Be warned that incorrect usage can lead to a point of no return situation. Before you do anything besides what is described here, please do research on how to use this tool. A good starting point is the excellent and cautionary guide.pdf written by the HairyDairyMaid, the original author. Always backup before flashing.


  • A Raspberry Pi (I've only tested model B as of late 2013)
  • Dual female jumper wires to connect GPIO pins to WRT
  • Pins soldered on the JTAG header on WRT
  • Beverege to enjoy afterward


  1. Hook up the two boards as per the diagram in wiring.jpg

  2. Power up your WRT

  3. Checkout the code, compile and run it

    $ cd ~
    $ git clone
    $ cd tjtag-pi
    $ make pi
    $ ./tjtag -probeonly

    If it gets stuck, try using /noemw option.

If at this point, your SoC and flash is recognized, you're all set. Enjoy your beverage and look for an appropriate guide that explains how to use tjtag to revive/upgrade your router's firmware.
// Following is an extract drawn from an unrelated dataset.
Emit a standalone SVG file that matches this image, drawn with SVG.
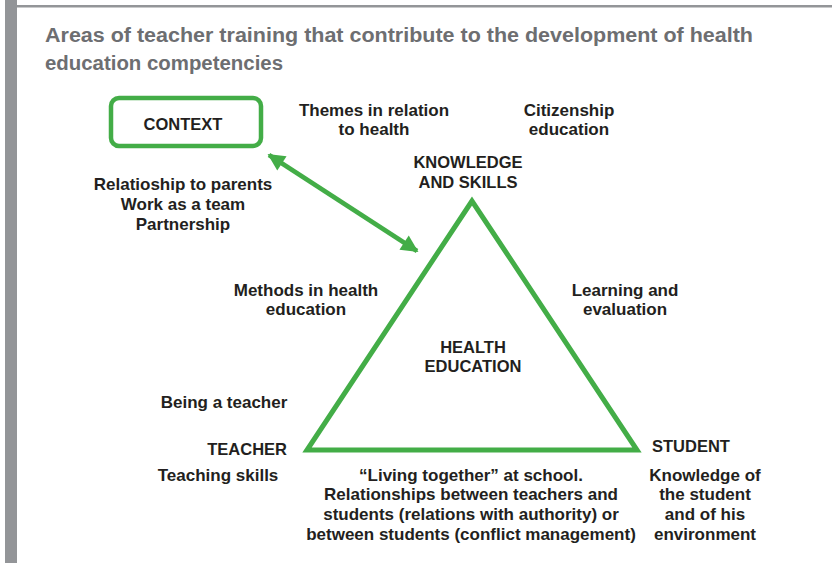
<svg xmlns="http://www.w3.org/2000/svg" width="832" height="563" viewBox="0 0 832 563">
<style>
.t{font-family:"Liberation Sans",Arial,sans-serif;font-weight:bold;font-size:17px;fill:#231f20;text-anchor:middle}
.cap{font-size:16.5px}
.title{font-family:"Liberation Sans",Arial,sans-serif;font-weight:bold;font-size:20px;fill:#6d6e71}
.g{fill:none;stroke:#43ad47}
</style>
<defs>
<marker id="ah" viewBox="0 0 10 10" refX="9" refY="5" markerWidth="4.2" markerHeight="3.8" orient="auto-start-reverse" markerUnits="strokeWidth">
<path d="M0,0 L10,5 L0,10 z" fill="#43ad47"/>
</marker>
</defs>
<rect x="0" y="0" width="832" height="563" fill="#ffffff"/>
<rect x="5" y="0" width="12" height="563" fill="#939598"/>
<rect x="17" y="5" width="815" height="2.5" fill="#939598"/>
<text class="title" x="45" y="42" textLength="708" lengthAdjust="spacingAndGlyphs">Areas of teacher training that contribute to the development of health</text>
<text class="title" x="45" y="70" textLength="238" lengthAdjust="spacingAndGlyphs">education competencies</text>
<g id="connectors">
<line class="g" x1="269" y1="155" x2="417" y2="251" stroke-width="4.5" marker-start="url(#ah)" marker-end="url(#ah)"/>
</g>
<g id="context">
<rect class="g" x="111" y="98" width="150" height="48" rx="8" stroke-width="4.5"/>
<text class="t cap" x="183" y="130">CONTEXT</text>
</g>
<g id="triangle">
<polygon class="g" points="472,201 307,450 637,450" stroke-width="5" stroke-linejoin="miter"/>
<text class="t cap" x="473" y="353">HEALTH</text>
<text class="t cap" x="473" y="372">EDUCATION</text>
</g>
<g id="knowledge">
<text class="t cap" x="468" y="168">KNOWLEDGE</text>
<text class="t cap" x="468" y="188">AND SKILLS</text>
</g>
<g id="teacher">
<text class="t cap" x="287" y="455" style="text-anchor:end">TEACHER</text>
</g>
<g id="student">
<text class="t cap" x="652" y="452" style="text-anchor:start">STUDENT</text>
</g>
<g id="labels">
<text class="t" x="374" y="116">Themes in relation</text>
<text class="t" x="374" y="135">to health</text>
<text class="t" x="569" y="116">Citizenship</text>
<text class="t" x="569" y="135">education</text>
<text class="t" x="183" y="190">Relatioship to parents</text>
<text class="t" x="183" y="210">Work as a team</text>
<text class="t" x="183" y="230">Partnership</text>
<text class="t" x="306" y="296">Methods in health</text>
<text class="t" x="306" y="315">education</text>
<text class="t" x="625" y="296">Learning and</text>
<text class="t" x="625" y="315">evaluation</text>
<text class="t" x="224" y="408">Being a teacher</text>
<text class="t" x="218" y="481">Teaching skills</text>
<text class="t" x="471" y="481">“Living together” at school.</text>
<text class="t" x="471" y="500">Relationships between teachers and</text>
<text class="t" x="471" y="520">students (relations with authority) or</text>
<text class="t" x="471" y="540">between students (conflict management)</text>
<text class="t" x="705" y="481">Knowledge of</text>
<text class="t" x="705" y="500">the student</text>
<text class="t" x="705" y="520">and of his</text>
<text class="t" x="705" y="540">environment</text>
</g>
</svg>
  • If you have issues with reliability of your connection, you can slow down the speed of tjtag by using /delay:N command line option. N is the amount of time to delay flipping the clock signal. The higher the value, the slower the transfer rate.
  • Due to bit-banging nature of the operation of tjtag, various things affect the transfer speed. The one with most degrading effect is the progress output. Therefore it is recommended to use /silent command line option and redirect outputs to /dev/null (ie using &> /dev/null), after having made sure everything works OK.